Copy the data exactly; pictures stay out of the copy.
##########
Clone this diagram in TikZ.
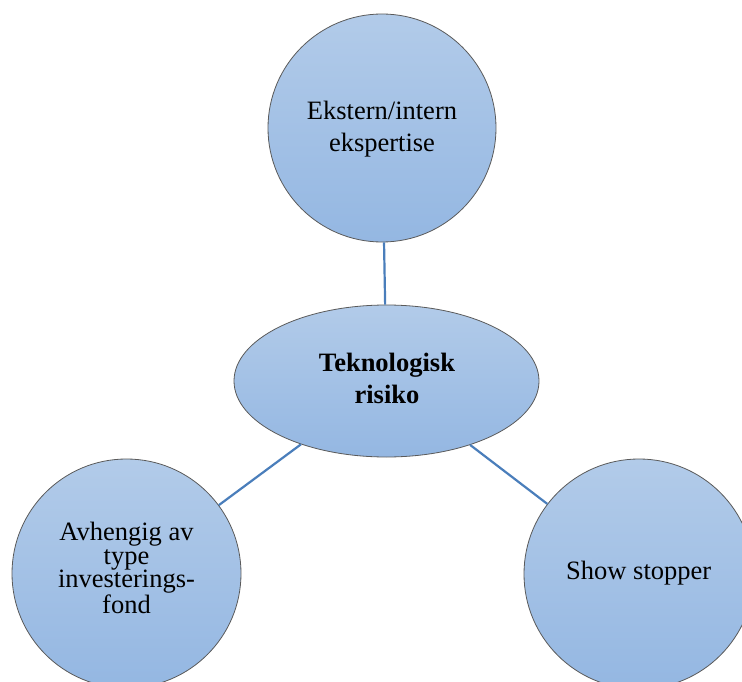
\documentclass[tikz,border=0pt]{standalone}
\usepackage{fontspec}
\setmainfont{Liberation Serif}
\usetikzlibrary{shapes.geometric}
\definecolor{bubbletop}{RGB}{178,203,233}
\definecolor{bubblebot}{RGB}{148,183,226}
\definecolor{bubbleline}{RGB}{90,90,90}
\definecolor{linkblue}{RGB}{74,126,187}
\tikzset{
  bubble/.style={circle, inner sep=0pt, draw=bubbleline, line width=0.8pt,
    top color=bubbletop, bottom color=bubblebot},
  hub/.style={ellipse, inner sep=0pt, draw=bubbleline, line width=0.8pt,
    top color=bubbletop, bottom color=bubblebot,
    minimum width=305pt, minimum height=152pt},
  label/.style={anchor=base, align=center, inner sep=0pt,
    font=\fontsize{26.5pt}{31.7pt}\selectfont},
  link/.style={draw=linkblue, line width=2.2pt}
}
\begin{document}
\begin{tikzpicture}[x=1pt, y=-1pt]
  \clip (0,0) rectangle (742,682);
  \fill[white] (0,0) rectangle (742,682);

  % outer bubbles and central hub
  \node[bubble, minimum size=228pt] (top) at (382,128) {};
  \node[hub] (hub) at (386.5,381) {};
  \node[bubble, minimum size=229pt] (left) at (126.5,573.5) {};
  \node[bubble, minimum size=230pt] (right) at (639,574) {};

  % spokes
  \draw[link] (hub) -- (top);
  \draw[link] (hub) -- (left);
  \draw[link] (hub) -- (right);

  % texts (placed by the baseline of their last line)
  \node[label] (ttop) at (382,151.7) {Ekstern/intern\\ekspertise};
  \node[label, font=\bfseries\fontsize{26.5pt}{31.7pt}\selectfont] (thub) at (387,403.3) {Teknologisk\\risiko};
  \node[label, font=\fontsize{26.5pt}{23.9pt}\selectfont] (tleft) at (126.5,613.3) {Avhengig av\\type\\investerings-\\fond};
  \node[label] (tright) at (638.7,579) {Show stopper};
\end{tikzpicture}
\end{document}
##########
Solved problem:
Clone this diagram in TikZ.
\documentclass[tikz,border=0pt]{standalone}
\usepackage{fontspec}
\setmainfont{Liberation Serif}
\usetikzlibrary{shapes.geometric}
\definecolor{bubbletop}{RGB}{178,203,233}
\definecolor{bubblebot}{RGB}{148,183,226}
\definecolor{bubbleline}{RGB}{90,90,90}
\definecolor{linkblue}{RGB}{74,126,187}
\tikzset{
  bubble/.style={circle, inner sep=0pt, draw=bubbleline, line width=0.8pt,
    top color=bubbletop, bottom color=bubblebot},
  hub/.style={ellipse, inner sep=0pt, draw=bubbleline, line width=0.8pt,
    top color=bubbletop, bottom color=bubblebot,
    minimum width=305pt, minimum height=152pt},
  label/.style={anchor=base, align=center, inner sep=0pt,
    font=\fontsize{26.5pt}{31.7pt}\selectfont},
  link/.style={draw=linkblue, line width=2.2pt}
}
\begin{document}
\begin{tikzpicture}[x=1pt, y=-1pt]
  \clip (0,0) rectangle (742,682);
  \fill[white] (0,0) rectangle (742,682);

  % outer bubbles and central hub
  \node[bubble, minimum size=228pt] (top) at (382,128) {};
  \node[hub] (hub) at (386.5,381) {};
  \node[bubble, minimum size=229pt] (left) at (126.5,573.5) {};
  \node[bubble, minimum size=230pt] (right) at (639,574) {};

  % spokes
  \draw[link] (hub) -- (top);
  \draw[link] (hub) -- (left);
  \draw[link] (hub) -- (right);

  % texts (placed by the baseline of their last line)
  \node[label] (ttop) at (382,151.7) {Ekstern/intern\\ekspertise};
  \node[label, font=\bfseries\fontsize{26.5pt}{31.7pt}\selectfont] (thub) at (387,403.3) {Teknologisk\\risiko};
  \node[label, font=\fontsize{26.5pt}{23.9pt}\selectfont] (tleft) at (126.5,613.3) {Avhengig av\\type\\investerings-\\fond};
  \node[label] (tright) at (638.7,579) {Show stopper};
\end{tikzpicture}
\end{document}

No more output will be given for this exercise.